The Comparison Is Per Individual, Not Total
A critical nuance: the comparison is against any single individual, not against all workers combined. If you have a property manager who logs 250 hours AND a cleaner who logs 200 hours, the comparison is: your hours vs. the PM's 250 hours, and your hours vs. the cleaner's 200 hours. You need to exceed both the PM's hours AND the cleaner's hours individually.
So if you logged 260 hours while your PM logged 250 and your cleaner logged 200, you satisfy Test 3 — your 260 exceeds each individual's 250 and 200 respectively. But if you logged 230 hours while your PM logged 250, you fail — the PM's 250 exceeds your 230.
When to Use Test 1 Instead
If your property management arrangement means any single person working on your property likely logs more hours than you will, abandon Test 3 and target Test 1 (500 hours) instead. Test 1 has no comparison element — 500 hours is 500 hours regardless of what anyone else logged.
For investors with full-service property managers, reaching 500 hours may require a conscious effort to stay involved: handling all pricing decisions, maintaining guest communication oversight, conducting regular property visits, managing capital improvements, and taking on financial management tasks that the PM doesn't perform. It's achievable — but requires documentation discipline.

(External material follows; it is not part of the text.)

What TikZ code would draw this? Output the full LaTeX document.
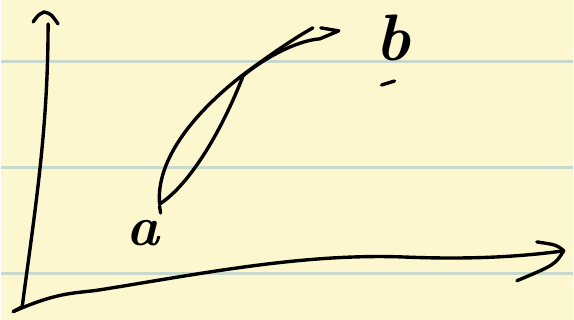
\documentclass[tikz,border=0pt]{standalone}
\usepackage{fontspec}
\usetikzlibrary{calc}
\definecolor{paper}{HTML}{FCF7CF}
\definecolor{ruled}{HTML}{C6D9CC}

\begin{document}
\begin{tikzpicture}[x=1pt,y=-1pt,
      pen/.style={line width=3.4pt,line cap=round,line join=round},
      lbl/.style={inner sep=0pt,font=\fontsize{56}{56}\selectfont\bfseries\itshape}]
    \fill[paper] (0,0) rectangle (574,321);
    \foreach \y in {62,168,275}{\draw[ruled,line width=2.6pt] (0,\y) -- (574,\y);}
    \coordinate (o) at (21,308); \coordinate (yt) at (43,12); \coordinate (xt) at (565,252);
    \coordinate (pa) at (159,205); \coordinate (pb) at (339,31);
    \node[lbl](la) at (142,234){a};
    \node[lbl,font=\fontsize{66}{66}\selectfont\bfseries\itshape](lb) at (393,38){b};
    % axes
    \draw[pen] (12,313) -- (o) .. controls (34,210) and (47,130) .. (47,24);
    \draw[pen] (32,22) .. controls (37,15) .. (yt) .. controls (50,14) .. (57,24);
    \draw[pen] (12,313) .. controls (60,292) and (75,295) .. (100,291)
      .. controls (200,275) and (300,255) .. (400,258) .. controls (470,261) and (520,258) .. (xt);
    \draw[pen] (538,243) .. controls (558,246) .. (xt) .. controls (556,266) .. (518,282);
    % loop
    \draw[pen] (pa) .. controls (155,160) and (195,112) .. (243,75) .. controls (270,55) and (295,38) .. (313,28);
    \draw[pen] (pa) .. controls (190,185) and (222,130) .. (243,76) .. controls (262,60) and (295,41) .. (320,39)
      -- (pb) -- (321,28);
    \draw[pen] ([yshift=-2pt]pa) -- ([xshift=1pt,yshift=-9pt]pa);
    \draw[pen] ([xshift=-11pt,yshift=-24pt]lb.south) -- ([xshift=2pt,yshift=-20pt]lb.south);
  \end{tikzpicture}
\end{document}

Requesting Hour Logs from Your Property Manager
If you're relying on Test 3, you need to know how many hours your property manager and other service providers actually log. Some property managers track this as part of their service reporting; many do not. Consider adding a contractual requirement for monthly time tracking when you negotiate or renew PM contracts. Without this information, you're guessing at whether you satisfy the comparison prong.
Cleaners: Often the Underestimated Risk
A high-occupancy STR might have 40–60 cleanings per year. At 2–3 hours per cleaning, a dedicated cleaning service could log 80–180 hours annually. For a property that averages 50 turnovers at 2.5 hours each, that's 125 hours — which means you need to exceed 125 hours yourself to satisfy the Test 3 comparison against the cleaner, in addition to exceeding whatever your property manager or co-host logs.
The Safest Approach
- If you self-manage completely (no PM, you coordinate cleaners directly): Test 3 is straightforward — your hours almost certainly exceed any single cleaner or handyperson.
- If you use a light-touch PM for booking only (you handle everything else): Track your hours against the PM's booking hours. You likely exceed them.
- If you use a full-service PM: Target Test 1 (500 hours). Don't rely on Test 3 unless you've verified your PM's actual hour count.
- If you're uncertain which test you qualify for: Talk to your CPA before year-end, while you still have time to log more hours in the current tax year.